The World of Irish Dance
The second week of April certainly brought some confusion to Philadelphia residents as thousands of young girls in bouncy wigs and vendors with everything from Celtic t-shirts to Irish sweets descended on the Kimmel Centre of Performing Arts. The 39th Oireachtas Rince na Cruinne, World Irish Dance Championships, was held for the first time in North America at the Kimmel Centre and the Marriott Hotel in downtown Philadelphia.

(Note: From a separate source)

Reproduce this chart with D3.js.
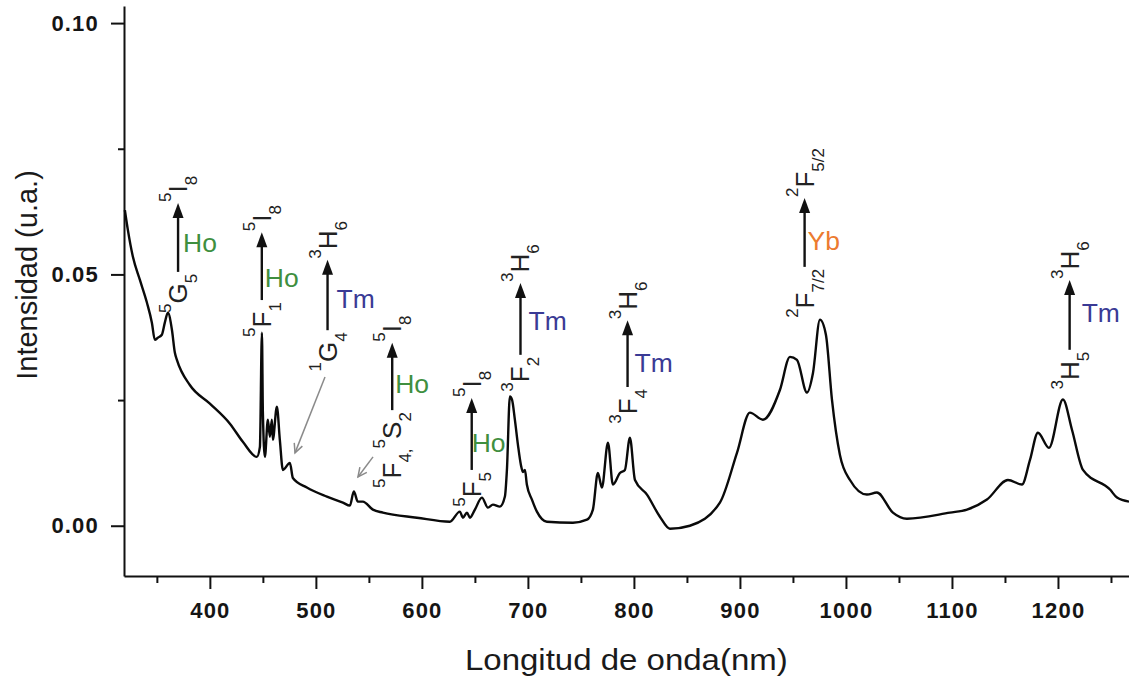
<!DOCTYPE html>
<html>
<head>
<meta charset="utf-8">
<script src="https://cdn.jsdelivr.net/npm/d3@7"></script>
<style>
body { margin: 0; background: #fff; }
svg { display: block; font-family: "Liberation Sans", Arial, sans-serif; }
</style>
</head>
<body>
<script>
// espectro de absorción: longitud de onda (nm) e intensidad (u.a.)
var wavelength = [319.8, 322.6, 327.4, 334.0, 340.6, 345.3, 348.1, 350.9, 354.7, 357.5, 360.4, 364.2, 367.0, 368.9,
    381.1, 400, 418.9, 431.1, 444.3, 447.2, 449.1, 450.0, 451.9, 454.7, 456.6, 458.5, 459.4, 463.2, 466.0, 468.9,
    475.5, 478.3, 491.5, 510.4, 525.5, 532.1, 535.8, 539.6, 544.3, 553.8, 563.2, 595.3, 626.4, 635.8, 638.7, 642.5,
    645.3, 650.0, 656.6, 662.3, 667.0, 673.6, 678.3, 680.2, 683.0, 685.0, 687.7, 690.6, 693.4, 695.3, 697.2, 699.0,
    703.8, 708.5, 717.9, 742.5, 755.7, 761.3, 766.0, 769.8, 775.5, 780.2, 786.8, 791.5, 796.2, 801.0, 812.3, 824.5,
    834.0, 852.8, 881.1, 897.2, 909.4, 921.7, 937.7, 947.2, 953.8, 963.2, 968.9, 975.5, 981.1, 986.8, 994.3, 1003.8,
    1019.8, 1029.2, 1044.3, 1057.5, 1098.1, 1114.2, 1133.0, 1152.8, 1166.0, 1173.6, 1181.1, 1191.5, 1204.7, 1213.2,
    1223.6, 1249.1, 1255.7, 1267.0];
var intensity = [0.0628, 0.0589, 0.0535, 0.0489, 0.0444, 0.0404, 0.0370, 0.0374, 0.0380, 0.0404, 0.0424, 0.0390, 0.0344, 0.0330,
    0.0280, 0.0243, 0.0203, 0.0167, 0.0137, 0.0157, 0.0384, 0.0225, 0.0137, 0.0211, 0.0177, 0.0211, 0.0171, 0.0237, 0.0171, 0.0111,
    0.0125, 0.0095, 0.0076, 0.0058, 0.0046, 0.0040, 0.0068, 0.0048, 0.0048, 0.0032, 0.0026, 0.0016, 0.0008, 0.0028, 0.0016, 0.0026,
    0.0016, 0.0032, 0.0056, 0.0036, 0.0042, 0.0038, 0.0058, 0.0111, 0.0257, 0.0251, 0.0211, 0.0161, 0.0121, 0.0107, 0.0111, 0.0082,
    0.0052, 0.0028, 0.0008, 0.0006, 0.0012, 0.0032, 0.0105, 0.0076, 0.0165, 0.0082, 0.0105, 0.0111, 0.0175, 0.0091, 0.0062, 0.0018,
    -0.0006, 0.0000, 0.0046, 0.0145, 0.0225, 0.0211, 0.0270, 0.0336, 0.0330, 0.0265, 0.0304, 0.0410, 0.0380, 0.0251, 0.0141, 0.0091,
    0.0062, 0.0066, 0.0026, 0.0014, 0.0026, 0.0032, 0.0052, 0.0091, 0.0082, 0.0131, 0.0185, 0.0155, 0.0251, 0.0191,
    0.0111, 0.0072, 0.0056, 0.0048];

// ejes
var xTicks = [400, 500, 600, 700, 800, 900, 1000, 1100, 1200];
var xMinor = [350, 450, 550, 650, 750, 850, 950, 1050, 1150, 1250];
var yTicks = [0.00, 0.05, 0.10];
var yMinor = [0.025, 0.075];

// transiciones (flechas): posición en nm, intensidad inicio y fin
var transNm = [370, 449, 511, 572, 647, 693, 794, 961, 1211];
var transLow = [0.0505, 0.0449, 0.0389, 0.0230, 0.0111, 0.0340, 0.0276, 0.0515, 0.0350];
var transHigh = [0.0642, 0.0584, 0.0529, 0.0364, 0.0254, 0.0483, 0.0409, 0.0652, 0.0489];
var lowerLabel = ["^{5}G_{5}", "^{5}F_{1}", "^{1}G_{4}", "^{5}F_{4,}^{5}S_{2}", "^{5}F_{5}", "^{3}F_{2}", "^{3}F_{4}", "^{2}F_{7/2}", "^{3}H_{5}"];
var upperLabel = ["^{5}I_{8}", "^{5}I_{8}", "^{3}H_{6}", "^{5}I_{8}", "^{5}I_{8}", "^{3}H_{6}", "^{3}H_{6}", "^{2}F_{5/2}", "^{3}H_{6}"];
var ionLabel = ["Ho", "Ho", "Tm", "Ho", "Ho", "Tm", "Tm", "Yb", "Tm"];
var ionColor = { Ho: "#3f8f3f", Tm: "#3a3a95", Yb: "#ec7b30" };
// desplazamiento del nombre del ion respecto a la flecha (px)
var ionOffset = [[5, -20], [3, -13], [9, -22], [3, -17], [0, -18], [8, -25], [7, -15], [3, -17], [12, -28]];

// flechas grises que señalan picos: [nm, intensidad] inicio -> fin
var pointerFrom = [[508.6, 0.0296], [553.9, 0.0137]];
var pointerTo = [[480.3, 0.0145], [539.7, 0.0097]];

var width = 1129, height = 682;
var svg = d3.select("body").append("svg").attr("width", width).attr("height", height);

var x = d3.scaleLinear().domain([319, 1267]).range([124, 1129]);
var y = d3.scaleLinear().domain([-0.01, 0.1034]).range([576, 6]);

// ejes
function styleAxis(g) {
    g.selectAll(".domain").attr("stroke", "#111").attr("stroke-width", 2);
    g.selectAll(".tick line").attr("stroke", "#111").attr("stroke-width", 2);
    g.selectAll("text").attr("font-size", 22).attr("font-weight", "bold")
        .attr("fill", "#151515").attr("letter-spacing", "1.2px");
    g.attr("font-family", null).attr("font-size", null);
}

svg.append("g").attr("transform", "translate(0,576)")
    .call(d3.axisBottom(x).tickValues(xMinor).tickSize(7).tickFormat(""))
    .call(styleAxis).select(".domain").remove();
svg.append("g").attr("transform", "translate(124,0)")
    .call(d3.axisLeft(y).tickValues(yMinor).tickSize(6).tickFormat(""))
    .call(styleAxis).select(".domain").remove();

svg.append("g").attr("transform", "translate(0,576)")
    .call(d3.axisBottom(x).tickValues(xTicks).tickFormat(d3.format("d"))
        .tickSize(13).tickSizeOuter(0).tickPadding(13))
    .call(styleAxis);
svg.append("g").attr("transform", "translate(124,0)")
    .call(d3.axisLeft(y).tickValues(yTicks).tickFormat(d3.format(".2f"))
        .tickSize(13).tickSizeOuter(0).tickPadding(12))
    .call(styleAxis);

// títulos de ejes
svg.append("text")
    .attr("transform", "translate(465,670) scale(1.1,1)")
    .attr("font-size", 30).attr("fill", "#1a1a1a")
    .text("Longitud de onda(nm)");
svg.append("text")
    .attr("transform", "translate(37,275) rotate(-90)")
    .attr("text-anchor", "middle")
    .attr("font-size", 29).attr("fill", "#1a1a1a")
    .text("Intensidad (u.a.)");

// curva
var pts = wavelength.map(function(w, i) { return [w, intensity[i]]; });
var line = d3.line()
    .x(function(d) { return x(d[0]); })
    .y(function(d) { return y(d[1]); })
    .curve(d3.curveMonotoneX);

svg.append("path")
    .attr("d", line(pts))
    .attr("fill", "none")
    .attr("stroke", "#0a0a0a")
    .attr("stroke-width", 2.4)
    .attr("stroke-linejoin", "round");

// etiqueta tipo término espectroscópico con super/subíndices, girada
function termLabel(g, str) {
    var t = g.append("text").attr("y", 9).attr("fill", "#222");
    var re = /\^\{([^}]*)\}|_\{([^}]*)\}|([^^_]+)/g, m, cur = 0;
    while ((m = re.exec(str)) !== null) {
        var shift, size, txt;
        if (m[1] !== undefined) { shift = -16; size = 17; txt = m[1]; }
        else if (m[2] !== undefined) { shift = 10; size = 17; txt = m[2]; }
        else { shift = 0; size = 26; txt = m[3]; }
        t.append("tspan").attr("dy", shift - cur).attr("font-size", size).text(txt);
        cur = shift;
    }
    return t;
}

var ann = svg.append("g");
transNm.forEach(function(nm, i) {
    var ax = x(nm), yb = y(transLow[i]), yt = y(transHigh[i]);
    ann.append("line")
        .attr("x1", ax).attr("x2", ax)
        .attr("y1", yb).attr("y2", yt + 10)
        .attr("stroke", "#111").attr("stroke-width", 2.4);
    ann.append("path")
        .attr("d", "M" + (ax - 5.5) + "," + (yt + 15) + "L" + ax + "," + yt + "L" + (ax + 5.5) + "," + (yt + 15) + "Z")
        .attr("fill", "#111");

    var gl = ann.append("g").attr("transform", "translate(" + ax + "," + (yb + 2) + ") rotate(-90)");
    termLabel(gl, lowerLabel[i]).attr("text-anchor", "end");
    var gu = ann.append("g").attr("transform", "translate(" + ax + "," + (yt - 1) + ") rotate(-90)");
    termLabel(gu, upperLabel[i]).attr("text-anchor", "start");

    ann.append("text")
        .attr("transform", "translate(" + (ax + ionOffset[i][0]) + "," + (yb + ionOffset[i][1]) + ") scale(1.06,1)")
        .attr("font-size", 25)
        .attr("fill", ionColor[ionLabel[i]])
        .text(ionLabel[i]);
});

// flechas grises
pointerFrom.forEach(function(p, i) {
    var x1 = x(p[0]), y1 = y(p[1]), x2 = x(pointerTo[i][0]), y2 = y(pointerTo[i][1]);
    var ang = Math.atan2(y2 - y1, x2 - x1), L = 10, w = 0.45;
    ann.append("line").attr("x1", x1).attr("y1", y1).attr("x2", x2).attr("y2", y2)
        .attr("stroke", "#8a8a8a").attr("stroke-width", 1.5);
    ann.append("path")
        .attr("d", "M" + (x2 - L * Math.cos(ang - w)) + "," + (y2 - L * Math.sin(ang - w)) +
            "L" + x2 + "," + y2 +
            "L" + (x2 - L * Math.cos(ang + w)) + "," + (y2 - L * Math.sin(ang + w)))
        .attr("fill", "none").attr("stroke", "#8a8a8a").attr("stroke-width", 1.5);
});
</script>
</body>
</html>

Over 6,000 dancers came to compete, all of whom qualified after winning top places in regional and national competitions. Dancers from Ireland, England, Scotland, Wales, Canada, United States, Mexico, Australia, New Zealand, Norway, Germany, Poland, Russia, and South Africa arrived to dance in a variety of categories of competition including solo dances, team dances which included upwards of eight dancers per team, and drama which utilizes dance as a storytelling tool. The dancers competed in several styles based on the pace of the music classified as reels, hornpipes, jigs, slip jigs and traditional dances.
The event attracted over 20,000 fans in addition to dancers. Fans included friends, family and teachers but also a vast number of vendors who sold endless amounts of Irish-themed commodities.
The opening ceremonies on April 5th included a parade of flags representing all countries registered with An Coimisiún le Rincí Gaelacha (CLRG), the commission which organizes the competition. Philadelphia Mayor Michael Nutter was in attendance.
The World Irish Dance Championships commenced in 1970 in Colaiste Mhuire, Dublin. This year marked the first
departure to North America for the competition. The primary sponsor of the event was Chicago native Michael Flatley, who in 1975 became the first American to secure a World Irish Dance title.